Most teams don’t test logging. That’s usually fine. But if your logs are consumed by an alerting system, or if metrics.increment drives a dashboard that pages on-call, then skipping these tests is risky.

The approach is the same. Don’t study the mutation. Ask what behavior this line is supposed to produce. If the answer is “a structured log entry with a timestamp,” write a test that asserts on the log output:

// logger.test.js
const { logError } = require('./logger');

test('logs error with timestamp and context', () => {
  const spy = jest.spyOn(console, 'error').mockImplementation(() => {});
  logError(new Error('db timeout'), 'payment-service');
  expect(spy).toHaveBeenCalledWith(
    expect.stringMatching(/\d{4}-\d{2}-\d{2}T.*payment-service.*db timeout/)
  );
  spy.mockRestore();
});

The mutant that deletes the console.error call now fails because the spy detects no call. The mutant that corrupts the string template fails because the regex doesn’t match. You didn’t need to understand either mutation.

Why This Approach Scales Better Than Studying Mutations

There is an infinite number of possible mutations. There is a finite amount of behavior your code is supposed to have.

If you try to write tests that kill specific mutations, you’re playing whack-a-mole with synthetic bugs. If you write tests that verify the actual behavior of your code, mutations die as a side effect. The second approach is sustainable. The first one isn’t.

This is also how you avoid writing tests that are too tightly coupled to the mutation tool. A test that asserts > is used on line 47 is brittle. A test that asserts a five-year customer pays full price is correct.

The Limitation: Equivalent Mutants Still Exist

This method won’t help with equivalent mutants, because equivalent mutants don’t represent missing tests. They represent transformations that produce identical behavior.

If a mutation changes a + b to b + a in a commutative operation, no test can kill it. There is no missing behavior to assert. These are false positives, and every mutation testing tool has them. Learn to recognize them, ignore them, and move on. Don’t let a 2% equivalent-mutant noise floor convince you that the other 98% are also noise.

Start With the Three Worst Files

If your mutation score is low and you have dozens of survivors, don’t try to understand them all.

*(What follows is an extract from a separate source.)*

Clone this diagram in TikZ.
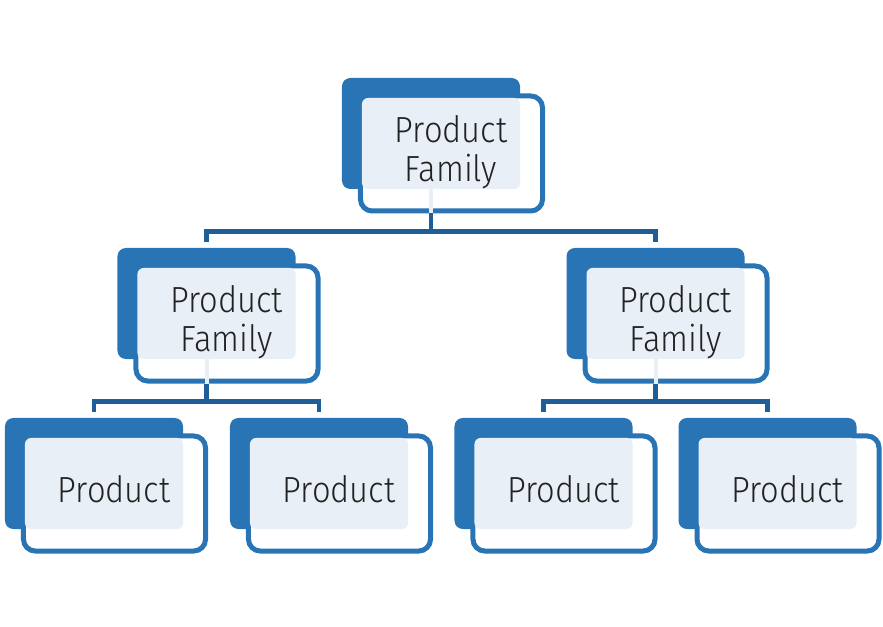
\documentclass[tikz,border=0pt]{standalone}
\usepackage{fontspec}
\setmainfont{Fira Sans Light}[FakeStretch=0.9]
\usepackage{xcolor}
\usepackage{tikz}
\usetikzlibrary{positioning, calc}

\definecolor{famblue}{HTML}{2874B5}
\definecolor{linkblue}{HTML}{1F5F98}
\definecolor{paleblue}{HTML}{E9EFF6}
\definecolor{inktext}{HTML}{222222}

\begin{document}
\begin{tikzpicture}[
    x=0.03cm, y=-0.03cm,
    back/.style={rectangle, rounded corners=0.25cm, fill=famblue, minimum width=5.34cm, minimum height=3.33cm, inner sep=0pt},
    frame/.style={rectangle, rounded corners=0.35cm, draw=famblue, line width=0.15cm, fill=white, minimum width=5.46cm, minimum height=3.45cm, inner sep=0pt},
    pale/.style={rectangle, rounded corners=0.18cm, fill=paleblue, minimum width=4.74cm, minimum height=2.73cm, inner sep=0pt},
    txt/.style={font=\fontsize{31}{33}\selectfont, text=inktext, align=center, inner sep=0pt},
    link/.style={draw=linkblue, line width=0.13cm},
    stub/.style={draw=paleblue, line width=0.12cm},
]
    \useasboundingbox (0,0) rectangle (883,627);
    % family on top
    \node[back] (b1) at (431,133.5) {};
    \node[frame] (f1) at ([shift={(20.5,20)}]b1.center) {};
    \node[pale] (p1) at ([shift={(10,10)}]b1.center) {};
    \node[txt] (t1) at ([shift={(10,9)}]p1.center) {Product\\Family};
    % families below
    \node[back] (b2) at (206.5,303.5) {};
    \node[frame] (f2) at ([shift={(20.5,20)}]b2.center) {};
    \node[pale] (p2) at ([shift={(10,10)}]b2.center) {};
    \node[txt] (t2) at ([shift={(10,9)}]p2.center) {Product\\Family};
    \node[back] (b3) at (655.5,303.5) {};
    \node[frame] (f3) at ([shift={(20.5,20)}]b3.center) {};
    \node[pale] (p3) at ([shift={(10,10)}]b3.center) {};
    \node[txt] (t3) at ([shift={(10,9)}]p3.center) {Product\\Family};
    % products
    \node[back] (b4) at (94,473.5) {};
    \node[frame] (f4) at ([shift={(20.5,20)}]b4.center) {};
    \node[pale] (p4) at ([shift={(10,10)}]b4.center) {};
    \node[txt] (t4) at ([shift={(10,6)}]p4.center) {Product};
    \node[back] (b5) at (319,473.5) {};
    \node[frame] (f5) at ([shift={(20.5,20)}]b5.center) {};
    \node[pale] (p5) at ([shift={(10,10)}]b5.center) {};
    \node[txt] (t5) at ([shift={(10,6)}]p5.center) {Product};
    \node[back] (b6) at (543.5,473.5) {};
    \node[frame] (f6) at ([shift={(20.5,20)}]b6.center) {};
    \node[pale] (p6) at ([shift={(10,10)}]b6.center) {};
    \node[txt] (t6) at ([shift={(10,6)}]p6.center) {Product};
    \node[back] (b7) at (767.5,473.5) {};
    \node[frame] (f7) at ([shift={(20.5,20)}]b7.center) {};
    \node[pale] (p7) at ([shift={(10,10)}]b7.center) {};
    \node[txt] (t7) at ([shift={(10,6)}]p7.center) {Product};
    % connectors
    \coordinate (h1) at ($(b1 |- f1.south)+(0,18)$);
    \coordinate (h2) at ($(b2 |- f2.south)+(0,18)$);
    \coordinate (h3) at ($(b3 |- f3.south)+(0,18)$);
    \draw[stub] (b1 |- p1.south) -- (b1 |- f1.south);
    \draw[stub] (b2 |- p2.south) -- (b2 |- f2.south);
    \draw[stub] (b3 |- p3.south) -- (b3 |- f3.south);
    \draw[link] (b1 |- f1.south) -- (h1);
    \draw[link] (b2 |- f2.south) -- (h2);
    \draw[link] (b3 |- f3.south) -- (h3);
    \draw[link] ([yshift=0.18cm]b2.north) |- (h1) -| ([yshift=0.18cm]b3.north);
    \draw[link] ([yshift=0.18cm]b4.north) |- (h2) -| ([yshift=0.18cm]b5.north);
    \draw[link] ([yshift=0.18cm]b6.north) |- (h3) -| ([yshift=0.18cm]b7.north);
\end{tikzpicture}
\end{document}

Pick the three files with the most survivors. For each file, pick the three most suspicious lines. Apply this method to each one.

Within an hour, you will have written nine tests that make your codebase more correct. Rerun mutation testing. Your score will jump. More importantly, you’ll understand your own code better than you did before.

The mutants aren’t asking you to understand them. They’re asking you to understand your code.

FAQ

Do I need to understand the mutation operator to write the test? No. The mutation operator is a distraction. Focus on what the original line is supposed to do. Write a test for that behavior. The mutant will die as a side effect.

What if the mutated line is inside a private function I can’t test directly? That’s a design signal. If a function has behavior worth testing, it should be testable. Either expose it for testing, or test it through the public API that calls it. If the public API test can’t reach the behavior, the behavior might be dead code.

Should I kill every surviving mutant? No. Some mutants touch logging, metrics, or other observability code where the cost of testing exceeds the value. Set a threshold that makes sense for your codebase, and focus your energy on mutants in business logic.

What if my test kills the mutant but still feels wrong? Trust that feeling. A test that happens to kill a mutant but doesn’t clearly assert a business rule is technical debt. Rewrite it to express the expected behavior in domain language, not test-language.